In July 2018, another Edna Mahan correction officer pled guilty to three counts of official misconduct after he admitted sexually abusing three separate prisoners.
In January 2019, another correction officer pled guilty to official misconduct charges after admitting that he repeatedly sexually abused two Edna Mahan prisoners over a period of several years. In sentencing him, the New Jersey court concluded that the officer had “sexually assaulted a vulnerable population.”
Others have been indicted.
As reported by the NY Times, “Sexual abuse should not be a part of any prisoner’s punishment,” Eric S. Dreiband, the head of the Justice Department’s Civil Rights Division, said in a statement accompanying the report, the result of an investigation by the division and the U.S. attorney’s office in New Jersey. “Women prisoners at Edna Mahan are at substantial risk of sexual abuse by staff because systemic deficiencies discourage prisoners from reporting sexual abuse and allow sexual abuse to occur undetected and undeterred.”

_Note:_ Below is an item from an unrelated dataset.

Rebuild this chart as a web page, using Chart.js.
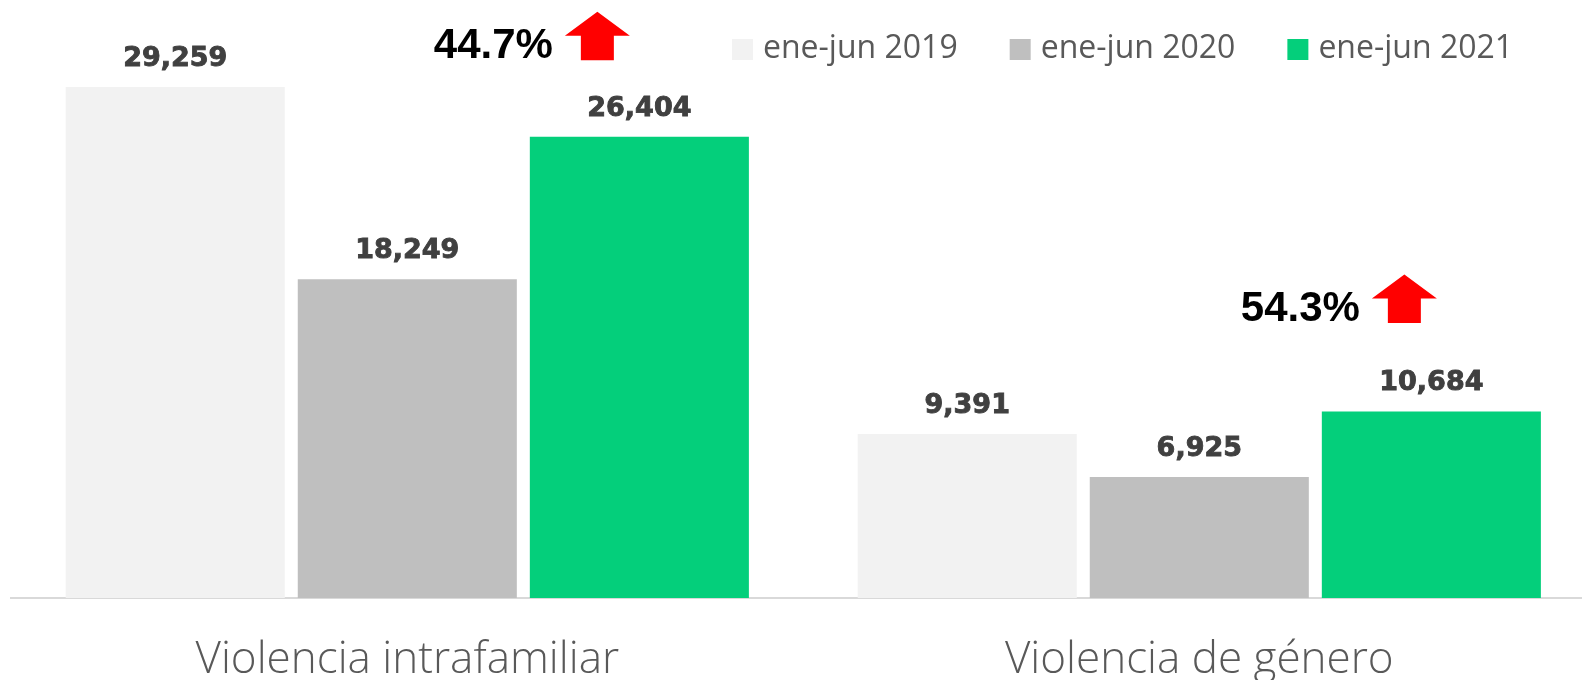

Incarcerated women have complained for decades of the sexual and other abuse they are subjected to while confined. Edna Mahan's women were no different. The women endured years of abuse, which included being forced to have sex with other women while staff observed. The report went on to say that “Our society requires prisoners to give up their liberty, but that surrender does not encompass the basic right to be free from severe unwanted sexual contact.” The question has to be asked - why did it take years of reporting for any significant investigation to be done? Other incarcerated women report similar abuses at a wide number of facilities but life is often more difficult for them if they report the abuse. The women of Edna Mahan were courageous in their reporting but not after years of being threatened into silence.
Most incarcerated women lost their liberty for non-violent crimes. Most incarcerated women were abused during their pre-incarceration years. These women do need prison. They need services. Whether the needed help is for substance abuse, mental health, education or reunification with children, prisons to not provided supportive environments that will assist women to have healthy lives. The abolition of prisons for women and girls is a national movement, led by the National Council of Incarcerated Women and Girls.
Those interested in joining the abolitionist movement will readily find local organizations leading the efforts locally. Prisons for women have a sordid history of physical and sexual abuse of women and failure to provide services even at the level male provided to incarcerated men. Time indeed is up on the incarcerated of women and girls.